In a subtle touch, Soutra Gilmour’s costumes suggest that the distance of rulers from ruled is temporal as well as economic. While the aristocratic chorus are got up in period gowns, the non-specifically scruffy Diggers, Levellers and Ranters could have been plucked out of various points in history – right up to the present day. One would-be revolutionary even pulls out a thermos. This has been going on for hundreds of years, Turner’s production seems to be saying, and those at the top still have yet to change.
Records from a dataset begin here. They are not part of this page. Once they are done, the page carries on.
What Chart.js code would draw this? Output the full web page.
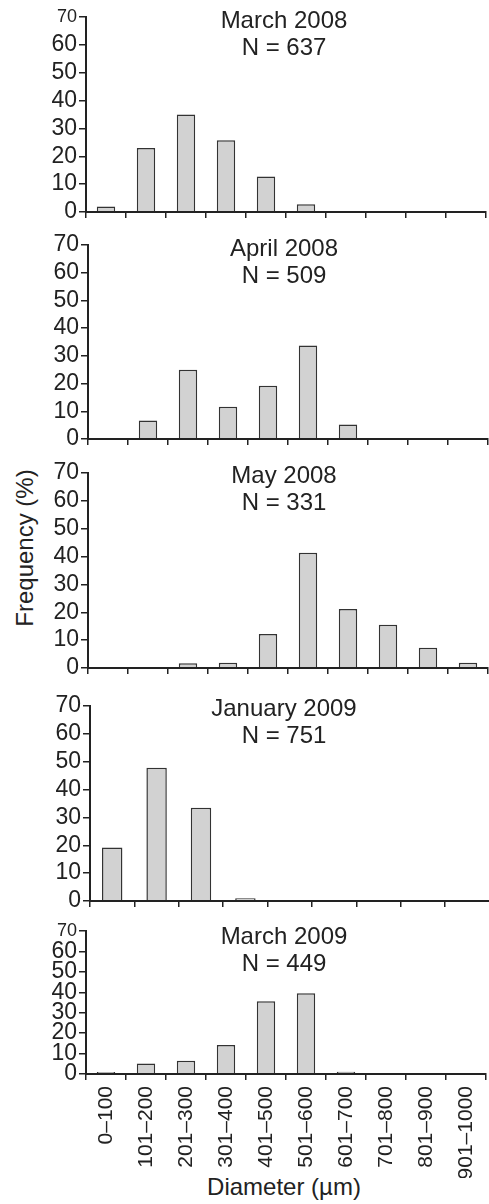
<!DOCTYPE html>
<html>
<head>
<meta charset="utf-8">
<title>Diameter frequency</title>
<script src="https://cdn.jsdelivr.net/npm/chart.js@4.4.0/dist/chart.umd.min.js"></script>
<style>
  html, body { margin: 0; padding: 0; background: #fff; }
  #page {
    position: relative; width: 489px; height: 1204px; overflow: hidden;
    font-family: "Liberation Sans", Arial, Helvetica, sans-serif; color: #222;
  }
  #page canvas { position: absolute; left: 0; }
  .title {
    position: absolute; left: 184px; width: 200px; text-align: center;
    font-size: 24px; line-height: 26.5px; white-space: nowrap;
  }
  #ylabel {
    position: absolute; left: -75px; top: 535px; width: 200px; text-align: center;
    font-size: 24px; line-height: 26px; transform: rotate(-90deg); white-space: nowrap;
  }
  #xlabel {
    position: absolute; left: 184px; top: 1174px; width: 200px; text-align: center;
    font-size: 24px; line-height: 26px; white-space: nowrap;
  }
</style>
</head>
<body>
<div id="page">
  <div id="ylabel">Frequency (%)</div>
  <div id="xlabel">Diameter (µm)</div>
</div>
<script>
let sizeClasses = ["0–100", "101–200", "201–300", "301–400", "401–500",
                   "501–600", "601–700", "701–800", "801–900", "901–1000"];
let yTicks = [0, 10, 20, 30, 40, 50, 60, 70];

let samplingDates = ["March 2008", "April 2008", "May 2008", "January 2009", "March 2009"];
let sampleSizes = [637, 509, 331, 751, 449];

let march2008   = [2.0, 23.0, 35.0, 25.8, 12.7, 2.8, 0, 0, 0, 0];
let april2008   = [0.4, 6.7, 25.0, 11.6, 19.2, 33.7, 5.2, 0, 0, 0];
let may2008     = [0, 0, 1.7, 1.9, 12.2, 41.4, 21.2, 15.5, 7.3, 1.9];
let january2009 = [19.2, 47.8, 33.5, 1.0, 0, 0, 0, 0, 0, 0];
let march2009   = [1.0, 5.2, 6.5, 14.2, 35.6, 39.5, 1.1, 0, 0, 0];

let frequencies = [march2008, april2008, may2008, january2009, march2009];

// where each panel's plot area sits on the page (px)
let panelBoxes = [
  { left: 86, right: 486, top: 17,  bottom: 212,  width: 489, titleTop: 7,   smallTop: true },
  { left: 88, right: 488, top: 245, bottom: 439,  width: 489, titleTop: 235, smallTop: false },
  { left: 88, right: 488, top: 473, bottom: 668,  width: 489, titleTop: 462, smallTop: false },
  { left: 90, right: 534, top: 706, bottom: 901,  width: 540, titleTop: 695, smallTop: false },
  { left: 86, right: 486, top: 931, bottom: 1074, width: 489, titleTop: 923, smallTop: true }
];

let fontFamily = '"Liberation Sans", Arial, Helvetica, sans-serif';
let ink = "#222";
let page = document.querySelector("#page");

for (let i = 0; i < panelBoxes.length; i++) {
  makePanel(i);
}

function makePanel(i) {
  let box = panelBoxes[i];
  let last = i === panelBoxes.length - 1;
  let axisH = last ? 104 : 8;
  let padTop = 14;
  let padBottom = last ? 0 : 8;
  let h = padTop + (box.bottom - box.top) + axisH + padBottom;

  let canvas = document.createElement("canvas");
  canvas.width = box.width;
  canvas.height = h;
  canvas.style.width = box.width + "px";
  canvas.style.height = h + "px";
  canvas.style.top = (box.top - padTop) + "px";
  page.appendChild(canvas);

  let title = document.createElement("div");
  title.className = "title";
  title.style.top = box.titleTop + "px";
  title.innerHTML = samplingDates[i] + "<br>N = " + sampleSizes[i];
  page.appendChild(title);

  new Chart(canvas, {
    type: "bar",
    data: {
      labels: sizeClasses,
      datasets: [{
        data: frequencies[i],
        backgroundColor: "#d2d2d2",
        borderColor: "#333",
        borderWidth: 1.5,
        barPercentage: 0.46,
        categoryPercentage: 1
      }]
    },
    options: {
      responsive: false,
      animation: false,
      layout: { padding: { top: padTop, left: 0, right: box.width - box.right, bottom: padBottom } },
      plugins: { legend: { display: false }, tooltip: { enabled: false } },
      scales: {
        x: {
          grid: { offset: true, drawOnChartArea: false, color: ink, lineWidth: 1.5, tickLength: 6 },
          border: { color: ink, width: 2, z: 1 },
          ticks: {
            display: last, minRotation: 90, maxRotation: 90, autoSkip: false,
            padding: 6, color: ink, font: { family: fontFamily, size: 21 }
          },
          afterFit: function (s) { s.height = axisH; s.paddingLeft = 0; s.paddingRight = 0; }
        },
        y: {
          min: 0,
          max: 70,
          grid: { drawOnChartArea: false, color: ink, lineWidth: 1.5, tickLength: 7 },
          border: { color: ink, width: 2, z: 1 },
          ticks: {
            autoSkip: false, padding: 2, color: ink,
            font: function (ctx) {
              let small = box.smallTop && ctx.tick && ctx.tick.value === 70;
              return { family: fontFamily, size: small ? 18 : 23 };
            }
          },
          afterBuildTicks: function (s) { s.ticks = yTicks.map(v => ({ value: v })); },
          afterFit: function (s) { s.width = box.left; s.paddingTop = 0; s.paddingBottom = 0; }
        }
      }
    }
  });
}
</script>
</body>
</html>
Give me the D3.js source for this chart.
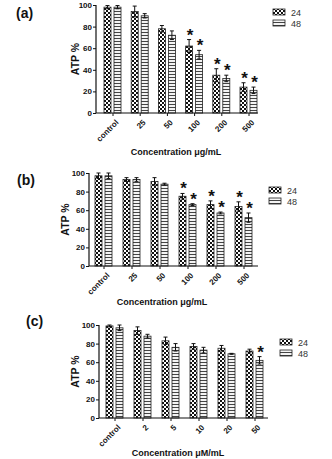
<!DOCTYPE html>
<html>
<head>
<meta charset="utf-8">
<script src="https://cdn.jsdelivr.net/npm/d3@7"></script>
<style>
  body { margin: 0; background: #fff; }
  svg { display: block; font-family: "Liberation Sans", Arial, sans-serif; }
</style>
</head>
<body>
<svg id="chart" width="332" height="459"></svg>
<script>
// ATP % after 24 h and 48 h exposure, three panels
var seriesNames = ["24", "48"];
var yTicks = [0, 20, 40, 60, 80, 100];

var catsA = ["control", "25", "50", "100", "200", "500"];
var a24 = [98, 94, 78, 62, 35, 24];
var a48 = [98, 90, 72, 54, 32, 21];
var a24Err = [1.5, 5, 3, 6, 6, 4];
var a48Err = [1.5, 2, 4, 4, 3, 3];
var a24Star = [0, 0, 0, 1, 1, 1];
var a48Star = [0, 0, 0, 1, 1, 1];

var catsB = ["control", "25", "50", "100", "200", "500"];
var b24 = [97, 93, 91, 75, 66, 64];
var b48 = [97, 93, 88, 66, 57, 52];
var b24Err = [3, 2, 4, 3, 4, 5];
var b48Err = [3, 2, 1, 1, 1, 5];
var b24Star = [0, 0, 0, 1, 1, 1];
var b48Star = [0, 0, 0, 1, 1, 1];

var catsC = ["control", "2", "5", "10", "20", "50"];
var c24 = [99, 94, 83, 77, 75, 72];
var c48 = [97, 88, 76, 73, 69, 62];
var c24Err = [1, 4, 4, 3, 3, 2];
var c48Err = [3, 2, 4, 3, 0.5, 4];
var c24Star = [0, 0, 0, 0, 0, 0];
var c48Star = [0, 0, 0, 0, 0, 1];

var svg = d3.select("#chart");
var defs = svg.append("defs");

// checkerboard fill for 24 h
var chk = defs.append("pattern").attr("id", "checker")
    .attr("patternUnits", "userSpaceOnUse").attr("width", 4).attr("height", 4);
chk.append("rect").attr("width", 4).attr("height", 4).attr("fill", "#fff");
chk.append("rect").attr("width", 2).attr("height", 2).attr("fill", "#111");
chk.append("rect").attr("x", 2).attr("y", 2).attr("width", 2).attr("height", 2).attr("fill", "#111");

// horizontal stripes for 48 h
var str = defs.append("pattern").attr("id", "stripes")
    .attr("patternUnits", "userSpaceOnUse").attr("width", 4).attr("height", 3);
str.append("rect").attr("width", 4).attr("height", 3).attr("fill", "#f4f4f4");
str.append("rect").attr("y", 2).attr("width", 4).attr("height", 1).attr("fill", "#444");

var fills = ["url(#checker)", "url(#stripes)"];

function panel(cfg) {
    var g = svg.append("g");

    var y = d3.scaleLinear().domain([0, 100]).range([cfg.y0, cfg.y1]);
    var x = d3.scalePoint().domain(cfg.cats).range([cfg.c0, cfg.c1]);
    var sub = d3.scaleBand().domain(seriesNames).range([-cfg.bw - 1.5, cfg.bw + 1.5]).paddingInner(0.3);

    var rows = cfg.cats.map(function(c, i) {
        return cfg.vals.map(function(v, s) {
            return { cat: c, s: s, v: v[i], e: cfg.errs[s][i], star: cfg.stars[s][i] };
        });
    });
    var flat = d3.merge(rows);

    // bars
    g.selectAll("rect.bar").data(flat).enter().append("rect")
        .attr("class", "bar")
        .attr("x", function(d) { return x(d.cat) + sub(seriesNames[d.s]); })
        .attr("width", sub.bandwidth())
        .attr("y", function(d) { return y(d.v); })
        .attr("height", function(d) { return y(0) - y(d.v); })
        .attr("fill", function(d) { return fills[d.s]; })
        .attr("stroke", "#222").attr("stroke-width", 0.8);

    // error bars
    var eb = g.selectAll("g.err").data(flat).enter().append("g")
        .attr("transform", function(d) {
            return "translate(" + (x(d.cat) + sub(seriesNames[d.s]) + sub.bandwidth() / 2) + ",0)";
        })
        .attr("stroke", "#111").attr("stroke-width", 1);
    eb.append("line")
        .attr("y1", function(d) { return y(d.v - d.e); })
        .attr("y2", function(d) { return y(d.v + d.e); });
    eb.append("line").attr("x1", -2).attr("x2", 2)
        .attr("y1", function(d) { return y(d.v + d.e); })
        .attr("y2", function(d) { return y(d.v + d.e); });
    eb.append("line").attr("x1", -2).attr("x2", 2)
        .attr("y1", function(d) { return y(d.v - d.e); })
        .attr("y2", function(d) { return y(d.v - d.e); });

    // significance marks
    g.selectAll("text.star").data(flat.filter(function(d) { return d.star; })).enter()
        .append("text").attr("class", "star")
        .attr("x", function(d) { return x(d.cat) + sub(seriesNames[d.s]) + sub.bandwidth() / 2 + 1; })
        .attr("y", function(d) { return y(d.v + d.e) + 1; })
        .attr("text-anchor", "middle")
        .attr("font-size", 17).attr("font-weight", "bold").attr("fill", "#111")
        .text("*");

    // y axis
    var ya = g.append("g").attr("transform", "translate(" + cfg.ax + ",0)")
        .call(d3.axisLeft(y).tickValues(yTicks).tickSize(3).tickPadding(1));
    ya.select(".domain").attr("stroke", "#111").attr("stroke-width", 1.2)
        .attr("d", "M0," + cfg.y0 + "V" + cfg.y1);
    ya.selectAll("line").attr("stroke", "#111");
    ya.selectAll("text").attr("font-size", 8).attr("font-weight", "bold").attr("fill", "#111")
        .attr("font-family", "Liberation Sans, Arial, sans-serif");

    // x axis
    var xa = g.append("g").attr("transform", "translate(0," + cfg.y0 + ")")
        .call(d3.axisBottom(x).tickSize(3).tickPadding(2));
    xa.select(".domain").attr("stroke", "#111").attr("stroke-width", 1.2)
        .attr("d", "M" + cfg.ax + ",0H" + cfg.axEnd);
    xa.selectAll("line").attr("stroke", "#111");
    xa.selectAll("text")
        .attr("font-size", 8).attr("font-weight", "bold").attr("fill", "#111")
        .attr("font-family", "Liberation Sans, Arial, sans-serif")
        .attr("text-anchor", "end")
        .attr("x", 0).attr("y", 0).attr("dy", "0.35em")
        .attr("transform", "translate(4,8) rotate(-45)");

    // titles
    g.append("text")
        .attr("transform", "translate(" + cfg.yTitleX + "," + (cfg.y0 + cfg.y1) / 2 + ") rotate(-90)")
        .attr("text-anchor", "middle").attr("font-size", 10.5).attr("font-weight", "bold").attr("fill", "#111")
        .text("ATP %");
    g.append("text")
        .attr("x", cfg.xTitleX).attr("y", cfg.xTitleY)
        .attr("text-anchor", "middle").attr("font-size", 9).attr("font-weight", "bold").attr("fill", "#111")
        .text(cfg.xTitle);
    g.append("text")
        .attr("x", cfg.labX).attr("y", cfg.labY)
        .attr("font-size", 14).attr("font-weight", "bold").attr("fill", "#111")
        .attr("font-family", "Liberation Sans, Arial, sans-serif")
        .text(cfg.label);

    // legend
    var lg = g.selectAll("g.leg").data(seriesNames).enter().append("g")
        .attr("transform", function(d, i) { return "translate(" + cfg.legX + "," + (cfg.legY + i * 11) + ")"; });
    lg.append("rect").attr("y", -3).attr("width", 12).attr("height", 6)
        .attr("fill", function(d, i) { return fills[i]; })
        .attr("stroke", "#222").attr("stroke-width", 0.8);
    lg.append("text").attr("x", 18).attr("y", 3.5)
        .attr("font-size", 9).attr("fill", "#333")
        .text(function(d) { return d; });
}

panel({
    cats: catsA, vals: [a24, a48], errs: [a24Err, a48Err], stars: [a24Star, a48Star],
    y0: 113, y1: 5, c0: 112.5, c1: 248.5, bw: 7, ax: 96, axEnd: 258,
    yTitleX: 79, xTitle: "Concentration \u03bcg/mL", xTitleX: 176, xTitleY: 155,
    label: "(a)", labX: 16, labY: 18, legX: 273, legY: 12
});
panel({
    cats: catsB, vals: [b24, b48], errs: [b24Err, b48Err], stars: [b24Star, b48Star],
    y0: 266, y1: 173, c0: 103.5, c1: 243.5, bw: 7, ax: 89, axEnd: 258,
    yTitleX: 69, xTitle: "Concentration \u03bcg/mL", xTitleX: 162, xTitleY: 305,
    label: "(b)", labX: 17, labY: 185, legX: 269, legY: 190
});
panel({
    cats: catsC, vals: [c24, c48], errs: [c24Err, c48Err], stars: [c24Star, c48Star],
    y0: 418, y1: 325, c0: 114.5, c1: 254.5, bw: 7, ax: 99, axEnd: 268,
    yTitleX: 79, xTitle: "Concentration \u03bcM/mL", xTitleX: 178, xTitleY: 456,
    label: "(c)", labX: 26, labY: 326, legX: 280, legY: 342
});
</script>
</body>
</html>
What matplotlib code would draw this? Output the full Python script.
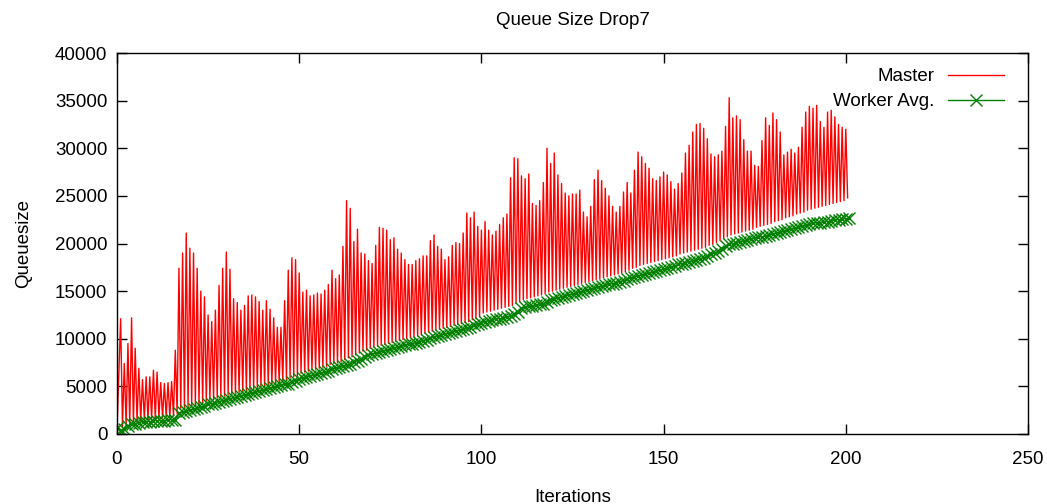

This plays out on an epic scale, with the already large cast (Leo Bill, Joshua James, Trystan Gravelle and Adelle Leonce all stand out from the considerable crowd) supplemented by a community company of more than 40. There are an awful lot of bodies on stage. This is less the fragmented experience of war suggested by the play’s many small scenes and vignettes and more of a mass event, with a crowd of other players always lurking in the background. While this breadth can give a powerful sense of “the people”, however, the sheer size and ambition of the production – like the lavish spread it opens with – all feels a bit much. It’s a plea for the earth coming from the heart of the feast.